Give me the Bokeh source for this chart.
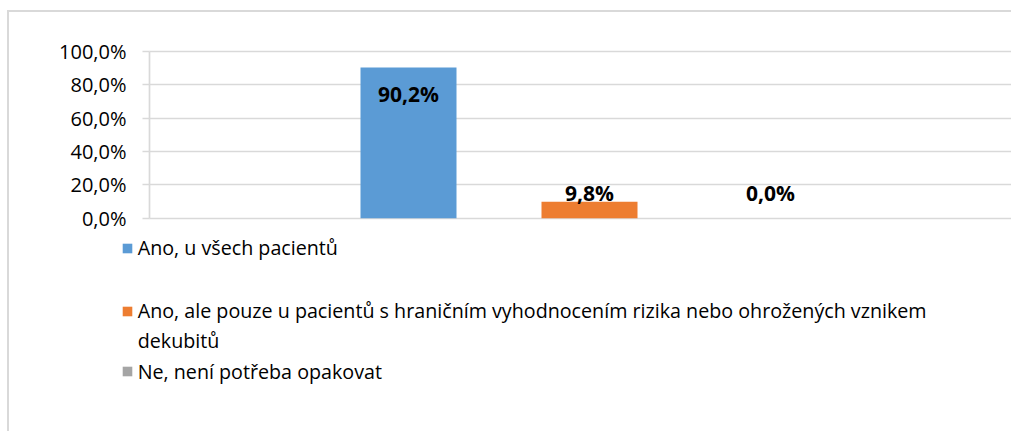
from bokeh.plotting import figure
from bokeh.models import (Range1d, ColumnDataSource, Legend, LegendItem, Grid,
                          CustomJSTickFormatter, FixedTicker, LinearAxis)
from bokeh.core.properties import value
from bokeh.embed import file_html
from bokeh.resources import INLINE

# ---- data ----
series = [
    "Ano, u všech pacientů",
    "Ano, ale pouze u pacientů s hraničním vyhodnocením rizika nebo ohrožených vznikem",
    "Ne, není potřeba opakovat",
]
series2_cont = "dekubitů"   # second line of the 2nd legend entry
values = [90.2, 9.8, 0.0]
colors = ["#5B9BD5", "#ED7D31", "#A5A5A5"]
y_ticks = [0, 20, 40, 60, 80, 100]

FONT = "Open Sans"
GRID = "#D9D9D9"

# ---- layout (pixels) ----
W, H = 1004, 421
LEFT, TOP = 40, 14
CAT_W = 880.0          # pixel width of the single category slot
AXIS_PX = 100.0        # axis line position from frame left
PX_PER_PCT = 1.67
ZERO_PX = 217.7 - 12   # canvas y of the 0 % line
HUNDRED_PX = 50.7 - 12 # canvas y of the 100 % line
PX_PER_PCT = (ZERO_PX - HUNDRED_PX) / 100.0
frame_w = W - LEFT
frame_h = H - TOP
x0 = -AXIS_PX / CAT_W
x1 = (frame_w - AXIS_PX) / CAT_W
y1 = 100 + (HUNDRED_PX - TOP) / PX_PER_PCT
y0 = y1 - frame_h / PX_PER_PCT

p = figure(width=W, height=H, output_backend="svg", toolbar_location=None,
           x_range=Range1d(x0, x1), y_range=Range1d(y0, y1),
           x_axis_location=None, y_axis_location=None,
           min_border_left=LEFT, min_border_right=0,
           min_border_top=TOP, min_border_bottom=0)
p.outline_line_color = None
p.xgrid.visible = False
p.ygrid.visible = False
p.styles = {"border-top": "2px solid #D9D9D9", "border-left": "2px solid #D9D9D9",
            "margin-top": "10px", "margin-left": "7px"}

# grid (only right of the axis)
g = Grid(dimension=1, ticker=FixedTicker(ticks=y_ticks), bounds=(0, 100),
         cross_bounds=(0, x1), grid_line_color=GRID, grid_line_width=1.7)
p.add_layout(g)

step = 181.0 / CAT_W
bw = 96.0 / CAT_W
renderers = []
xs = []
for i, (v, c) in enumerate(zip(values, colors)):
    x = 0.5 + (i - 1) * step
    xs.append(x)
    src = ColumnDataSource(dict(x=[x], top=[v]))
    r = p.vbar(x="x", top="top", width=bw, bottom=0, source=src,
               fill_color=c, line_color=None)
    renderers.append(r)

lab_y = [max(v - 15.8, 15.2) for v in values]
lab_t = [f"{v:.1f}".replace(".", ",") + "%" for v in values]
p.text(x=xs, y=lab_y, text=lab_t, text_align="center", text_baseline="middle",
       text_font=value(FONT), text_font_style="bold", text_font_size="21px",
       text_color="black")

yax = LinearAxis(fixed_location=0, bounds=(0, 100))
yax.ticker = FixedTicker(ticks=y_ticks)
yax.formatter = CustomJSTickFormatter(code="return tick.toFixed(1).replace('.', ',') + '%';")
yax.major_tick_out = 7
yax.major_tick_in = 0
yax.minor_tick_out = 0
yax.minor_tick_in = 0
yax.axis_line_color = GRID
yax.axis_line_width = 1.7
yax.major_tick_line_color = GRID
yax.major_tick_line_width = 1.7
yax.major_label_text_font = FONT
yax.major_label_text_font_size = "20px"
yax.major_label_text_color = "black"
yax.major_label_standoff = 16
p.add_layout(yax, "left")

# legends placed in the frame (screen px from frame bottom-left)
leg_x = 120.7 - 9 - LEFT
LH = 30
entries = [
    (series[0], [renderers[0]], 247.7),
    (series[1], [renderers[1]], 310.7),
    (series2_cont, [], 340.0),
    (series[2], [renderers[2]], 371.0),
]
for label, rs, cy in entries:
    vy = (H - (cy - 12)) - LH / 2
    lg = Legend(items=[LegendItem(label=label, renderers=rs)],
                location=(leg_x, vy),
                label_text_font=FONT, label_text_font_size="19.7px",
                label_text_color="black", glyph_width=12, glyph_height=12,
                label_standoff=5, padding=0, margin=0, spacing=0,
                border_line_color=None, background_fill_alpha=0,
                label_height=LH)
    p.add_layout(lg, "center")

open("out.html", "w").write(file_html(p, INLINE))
☆ ☆ ☆ ☆ ☆
Reproduce the material above from its first line through the line containing "from bokeh.resources import INLINE", both ends included, and skip every picture.

- _Written answer_:
Give me the Bokeh source for this chart.
from bokeh.plotting import figure
from bokeh.models import (Range1d, ColumnDataSource, Legend, LegendItem, Grid,
                          CustomJSTickFormatter, FixedTicker, LinearAxis)
from bokeh.core.properties import value
from bokeh.embed import file_html
from bokeh.resources import INLINE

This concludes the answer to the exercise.